The report revealed that Long Island’s median rental price of $1,760 would take 53 percent of an average millennial’s monthly salary. As a result, young people opt to reside with their parents or move to lower cost regions. Nassau County lost 22 percent of its affordable housing stock and the price per acre of property has increased 28 percent during the past decade. The report also notes that transportation options, particularly for north-south communities are lacking in many areas.

“If we had more public transportation, if we didn’t have to use our cars as much, of course that would contribute to a more eco-friendly Long Island, which is something that I think a lot of millennials and the next generation are very passionate about,” Weston said in a statement.

“So we’re trying to figure out how to get less cars on the road, have a little less stress, maybe help some people that can’t get to work any other way, I think it’s a win for everybody,” she added.

Student debt plays a big role in the ability to afford housing on Long Island.
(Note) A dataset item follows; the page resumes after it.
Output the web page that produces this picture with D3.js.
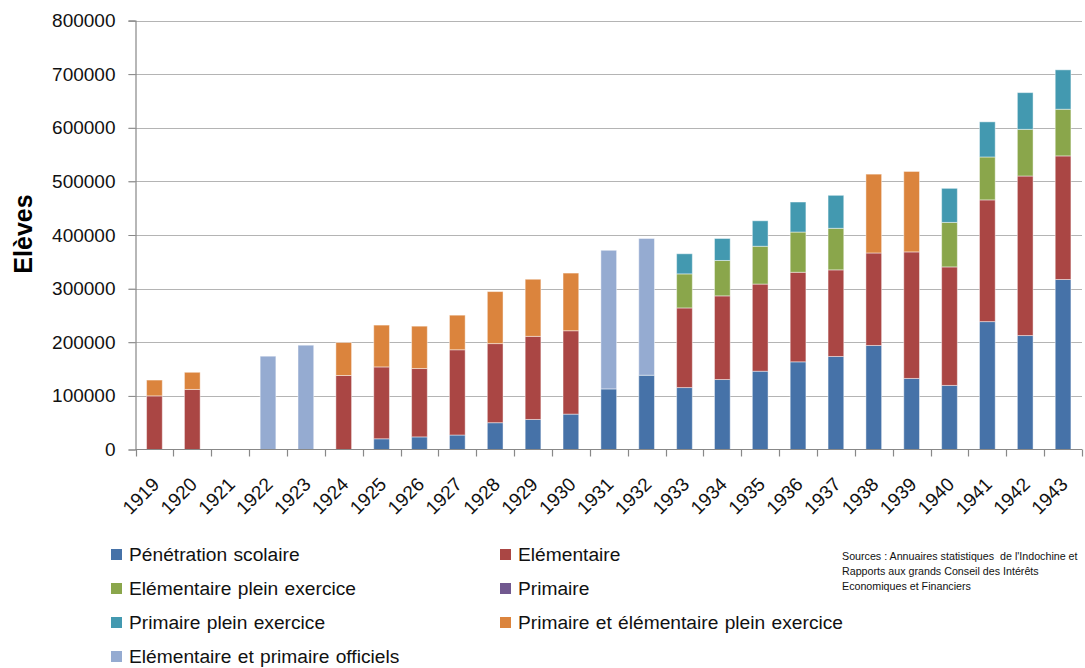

According to the report, the average student debt balance for Long Islanders is $33,900. That burden is furthered by the fact that 9.5 percent of Long Islanders with student loan debt are more than 90 days late on payments.

Although unemployment is at record lows, 34 percent of college graduates are underemployed, according to the comptroller’s office. While jobs in the gig economy have provided more flexible employment opportunities, lack of health care or long-term career trajectories hamper the ability to build a strong financial base. Building up professional resources for the next generation could help them get started on careers that allow them to stay in this region.

“Young people often feel that asking questions or asking for help is a sign of weakness, because you’re admitting that you don’t know something,” Lafazan said. “I think it’s the surest sign of strength and humility because, you’re admitting that you need to know something, because you don’t have that life experience.”

The report outlines a number of areas for policy development that could help provide the next generation of Long Islanders with the support needed to prevent them from leaving the region completely.

Potential policy options, according to the report, include efforts to reduce the burden of student loan debt and increase financial aid. In addition, updating zoning codes to allow for more transit-oriented development, specifically around LIRR stations, would also benefit millennials. Expanding public transportation options that connect the north and south shores was also included as an option, as was increasing access to affordable childcare options, such as expanded pre-k.